Dataset content:
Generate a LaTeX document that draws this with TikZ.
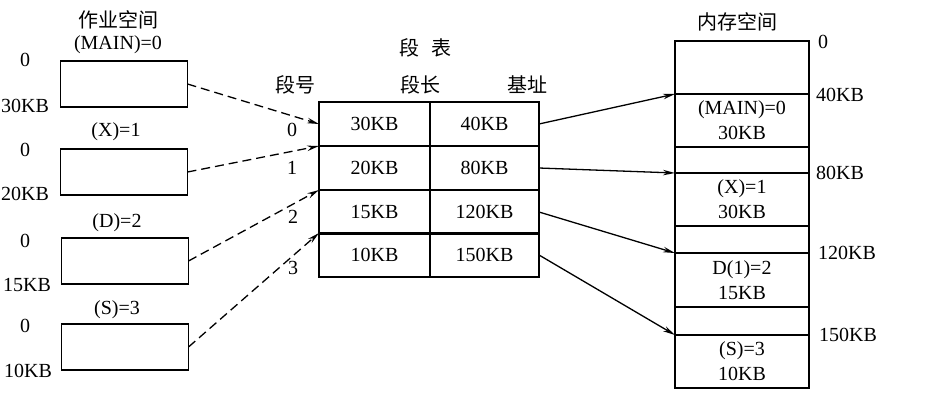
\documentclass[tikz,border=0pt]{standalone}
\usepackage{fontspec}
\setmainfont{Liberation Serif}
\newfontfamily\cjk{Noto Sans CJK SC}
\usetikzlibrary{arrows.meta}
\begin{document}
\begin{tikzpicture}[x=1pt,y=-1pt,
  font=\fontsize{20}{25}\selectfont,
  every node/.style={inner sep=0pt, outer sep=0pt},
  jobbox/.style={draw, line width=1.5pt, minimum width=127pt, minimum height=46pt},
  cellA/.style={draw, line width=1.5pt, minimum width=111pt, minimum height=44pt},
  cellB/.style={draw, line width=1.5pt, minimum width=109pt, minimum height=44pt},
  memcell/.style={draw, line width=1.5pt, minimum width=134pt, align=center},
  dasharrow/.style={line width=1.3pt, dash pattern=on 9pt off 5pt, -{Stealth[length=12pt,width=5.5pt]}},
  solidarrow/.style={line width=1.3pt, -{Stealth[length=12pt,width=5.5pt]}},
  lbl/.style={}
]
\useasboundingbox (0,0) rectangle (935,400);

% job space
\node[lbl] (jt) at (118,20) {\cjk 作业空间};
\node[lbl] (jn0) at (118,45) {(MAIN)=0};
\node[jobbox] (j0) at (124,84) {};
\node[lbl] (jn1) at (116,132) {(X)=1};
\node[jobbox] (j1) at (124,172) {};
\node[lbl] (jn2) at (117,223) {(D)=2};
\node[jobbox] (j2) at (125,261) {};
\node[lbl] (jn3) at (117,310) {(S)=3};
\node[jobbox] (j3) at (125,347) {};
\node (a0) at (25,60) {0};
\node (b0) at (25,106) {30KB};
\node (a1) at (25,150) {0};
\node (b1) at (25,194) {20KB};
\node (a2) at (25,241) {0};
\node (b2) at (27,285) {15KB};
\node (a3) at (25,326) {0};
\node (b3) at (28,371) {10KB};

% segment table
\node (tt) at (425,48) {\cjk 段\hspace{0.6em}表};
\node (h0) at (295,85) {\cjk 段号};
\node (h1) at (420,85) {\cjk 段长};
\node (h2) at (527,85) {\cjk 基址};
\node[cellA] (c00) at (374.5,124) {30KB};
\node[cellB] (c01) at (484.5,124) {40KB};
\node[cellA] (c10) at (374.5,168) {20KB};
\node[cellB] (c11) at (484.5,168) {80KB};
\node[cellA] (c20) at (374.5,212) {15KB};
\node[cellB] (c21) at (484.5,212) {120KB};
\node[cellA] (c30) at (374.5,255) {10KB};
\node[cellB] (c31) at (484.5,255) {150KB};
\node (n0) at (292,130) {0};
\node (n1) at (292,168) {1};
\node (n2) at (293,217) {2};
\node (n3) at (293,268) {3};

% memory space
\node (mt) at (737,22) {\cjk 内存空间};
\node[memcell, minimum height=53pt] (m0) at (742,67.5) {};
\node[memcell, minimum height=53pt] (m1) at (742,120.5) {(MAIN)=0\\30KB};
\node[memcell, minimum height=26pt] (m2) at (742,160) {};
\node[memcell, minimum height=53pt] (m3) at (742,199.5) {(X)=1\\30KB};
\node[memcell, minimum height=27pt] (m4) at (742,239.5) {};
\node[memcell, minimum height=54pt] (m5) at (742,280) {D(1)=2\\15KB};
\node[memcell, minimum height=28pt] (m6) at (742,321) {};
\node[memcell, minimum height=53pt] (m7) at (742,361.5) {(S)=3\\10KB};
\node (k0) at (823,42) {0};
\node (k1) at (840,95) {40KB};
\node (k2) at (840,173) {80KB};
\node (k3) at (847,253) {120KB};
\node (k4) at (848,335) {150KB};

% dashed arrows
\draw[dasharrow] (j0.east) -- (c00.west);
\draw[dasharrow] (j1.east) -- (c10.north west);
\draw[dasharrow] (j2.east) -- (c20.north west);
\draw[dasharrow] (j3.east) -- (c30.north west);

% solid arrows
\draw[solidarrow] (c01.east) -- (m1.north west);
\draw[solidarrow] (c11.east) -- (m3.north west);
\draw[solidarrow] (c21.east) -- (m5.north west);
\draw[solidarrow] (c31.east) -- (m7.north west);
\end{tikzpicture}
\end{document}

Directions:
Are you able to set down all the lines above exactly, without any pictures?

Written response:
Generate a LaTeX document that draws this with TikZ.
\documentclass[tikz,border=0pt]{standalone}
\usepackage{fontspec}
\setmainfont{Liberation Serif}
\newfontfamily\cjk{Noto Sans CJK SC}
\usetikzlibrary{arrows.meta}
\begin{document}
\begin{tikzpicture}[x=1pt,y=-1pt,
  font=\fontsize{20}{25}\selectfont,
  every node/.style={inner sep=0pt, outer sep=0pt},
  jobbox/.style={draw, line width=1.5pt, minimum width=127pt, minimum height=46pt},
  cellA/.style={draw, line width=1.5pt, minimum width=111pt, minimum height=44pt},
  cellB/.style={draw, line width=1.5pt, minimum width=109pt, minimum height=44pt},
  memcell/.style={draw, line width=1.5pt, minimum width=134pt, align=center},
  dasharrow/.style={line width=1.3pt, dash pattern=on 9pt off 5pt, -{Stealth[length=12pt,width=5.5pt]}},
  solidarrow/.style={line width=1.3pt, -{Stealth[length=12pt,width=5.5pt]}},
  lbl/.style={}
]
\useasboundingbox (0,0) rectangle (935,400);

% job space
\node[lbl] (jt) at (118,20) {\cjk 作业空间};
\node[lbl] (jn0) at (118,45) {(MAIN)=0};
\node[jobbox] (j0) at (124,84) {};
\node[lbl] (jn1) at (116,132) {(X)=1};
\node[jobbox] (j1) at (124,172) {};
\node[lbl] (jn2) at (117,223) {(D)=2};
\node[jobbox] (j2) at (125,261) {};
\node[lbl] (jn3) at (117,310) {(S)=3};
\node[jobbox] (j3) at (125,347) {};
\node (a0) at (25,60) {0};
\node (b0) at (25,106) {30KB};
\node (a1) at (25,150) {0};
\node (b1) at (25,194) {20KB};
\node (a2) at (25,241) {0};
\node (b2) at (27,285) {15KB};
\node (a3) at (25,326) {0};
\node (b3) at (28,371) {10KB};

% segment table
\node (tt) at (425,48) {\cjk 段\hspace{0.6em}表};
\node (h0) at (295,85) {\cjk 段号};
\node (h1) at (420,85) {\cjk 段长};
\node (h2) at (527,85) {\cjk 基址};
\node[cellA] (c00) at (374.5,124) {30KB};
\node[cellB] (c01) at (484.5,124) {40KB};
\node[cellA] (c10) at (374.5,168) {20KB};
\node[cellB] (c11) at (484.5,168) {80KB};
\node[cellA] (c20) at (374.5,212) {15KB};
\node[cellB] (c21) at (484.5,212) {120KB};
\node[cellA] (c30) at (374.5,255) {10KB};
\node[cellB] (c31) at (484.5,255) {150KB};
\node (n0) at (292,130) {0};
\node (n1) at (292,168) {1};
\node (n2) at (293,217) {2};
\node (n3) at (293,268) {3};

% memory space
\node (mt) at (737,22) {\cjk 内存空间};
\node[memcell, minimum height=53pt] (m0) at (742,67.5) {};
\node[memcell, minimum height=53pt] (m1) at (742,120.5) {(MAIN)=0\\30KB};
\node[memcell, minimum height=26pt] (m2) at (742,160) {};
\node[memcell, minimum height=53pt] (m3) at (742,199.5) {(X)=1\\30KB};
\node[memcell, minimum height=27pt] (m4) at (742,239.5) {};
\node[memcell, minimum height=54pt] (m5) at (742,280) {D(1)=2\\15KB};
\node[memcell, minimum height=28pt] (m6) at (742,321) {};
\node[memcell, minimum height=53pt] (m7) at (742,361.5) {(S)=3\\10KB};
\node (k0) at (823,42) {0};
\node (k1) at (840,95) {40KB};
\node (k2) at (840,173) {80KB};
\node (k3) at (847,253) {120KB};
\node (k4) at (848,335) {150KB};

% dashed arrows
\draw[dasharrow] (j0.east) -- (c00.west);
\draw[dasharrow] (j1.east) -- (c10.north west);
\draw[dasharrow] (j2.east) -- (c20.north west);
\draw[dasharrow] (j3.east) -- (c30.north west);

% solid arrows
\draw[solidarrow] (c01.east) -- (m1.north west);
\draw[solidarrow] (c11.east) -- (m3.north west);
\draw[solidarrow] (c21.east) -- (m5.north west);
\draw[solidarrow] (c31.east) -- (m7.north west);
\end{tikzpicture}
\end{document}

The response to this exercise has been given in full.